Two men arrive on a lonely, deserted, rocky island where they take over the maintenance of a lighthouse. They proceed to drive each other into madness and death. That pretty much sums up The Lighthouse, a psychological drama with horror movie tinges. Clearly, to make such a simple story work, you need topnotch actors and good dialogue, camerawork, design, music, and editing. The Lighthouse succeeds in all these areas. Willem Dafoe is already established as one of our best actors, and Robert Pattinson has been building an exceptional career since coming out of the shadow of the Twilight movies. Jarin Blasche's cinematography, which works with an almost square frame, even tighter than so-called "Academy ratio," won him an Oscar nomination, and all the other elements work to build a sense of loneliness, isolation, and claustrophobia, of things closing in on the two men. So why do I feel it doesn't quite add up to the sum of its excellent parts? Perhaps because the course of the narrative is so obvious from the outset. Its opening scenes, the arrival at the lighthouse and the establishment of the characters, reminded me of those Ingmar Bergman films set on Fårö island. But where Bergman can turn weirdness resulting from isolation into a statement about humanity, Robert Eggers doesn't give us much beyond the spectacle of two only roughly civilized men disintegrating into savagery as they unmask each other's secrets and suffer from dreams and hallucinations. Still, if that's the kind of thing you want -- or feel you need -- to watch, there's not a much better portrayal of it than The Lighthouse. It might make for provocative viewing, come to think of it, in a time of quarantine and social distancing.

Sunday, May 3, 2020

Insiang (Lino Brocka, 1976)

Mona Lisa and Hilda Koronel in Insiang

Cast: Hilda Koronel, Mona Lisa, Ruel Vernal, Rez Cortez, Nina Lorenzo, Marlon Ramirez, Mely Mallari, Carpi Asturias. Screenplay: Mario O'Hara, Lamberto E. Antonio. Cinematography: Conrado Baltazar. Art direction: Fiel Zabat. Film editing: Augusto Salvador. Music: Minda D. Azarcon.

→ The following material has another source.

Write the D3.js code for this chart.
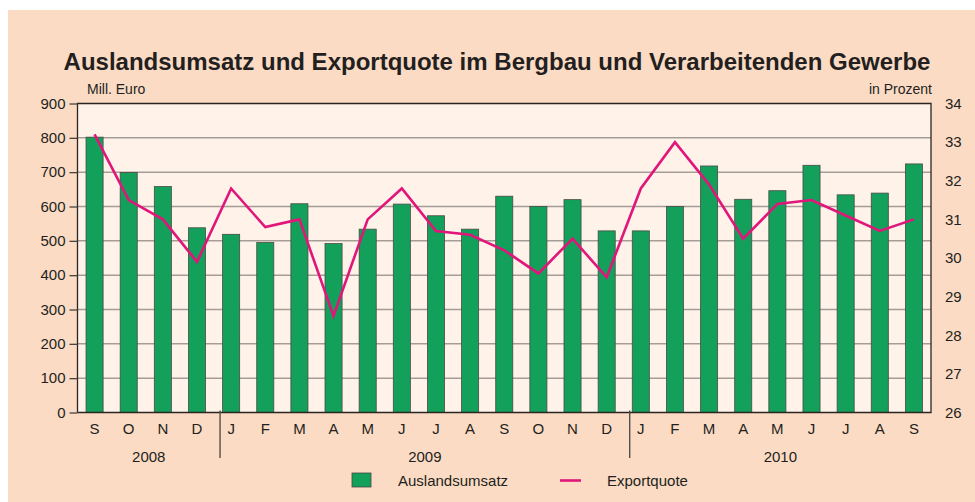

Lino Brocka's Insiang begins with a scene of pigs in an abattoir that's likely to put most carnivores off their feed for a while. It sets the tone for a story whose neo-realist approach is tinged with overtones of Greek myth: a tale of revenge that centers on a young woman betrayed by her lover as well as by her mother and her mother's lover. Think of Medea or Elektra brought up in the slums of Manila. The title character, played beautifully by Hilda Koronel, lives with her tense, quarrelsome mother, Tonya (Mona Lisa), who takes out her fury on Insiang at having been left by her husband. Then Tonya takes a much younger lover, Dado (Ruel Vernal), who furtively lusts after the pretty daughter. Insiang has a suitor her own age, Bebot (Rez Cortez), who wants her to sleep with him, but she insists on waiting until they have good jobs -- unemployment is rife in the slums -- and get married. But when Dado, who has moved in with the two women, rapes Insiang and then lies to Tonya that the young woman provoked him by bathing and sleeping naked, Insiang agrees to spend the night with Bebot and to begin a life with him. She wakes up in the sleazy hotel to find that Bebot has already gone, and when she finally finds him he gives her a cold shoulder. At this point, Insiang, once mild-mannered and long-suffering, turns into a woman bent on revenge, and finds ways to inflict it on Bebot, Dado, and her mother. Lino Brocka's direction and the performances by actors drawn from his theatrical company elevate the film into something of a small tour de force: It was shot in only seven days in places where it must have been difficult to film. There are no overt political messages being delivered by the film, but it's hard to avoid the consciousness that people have been forced into lives like these and shouldn't be. Is it enough to note that Imelda Marcos hated the film?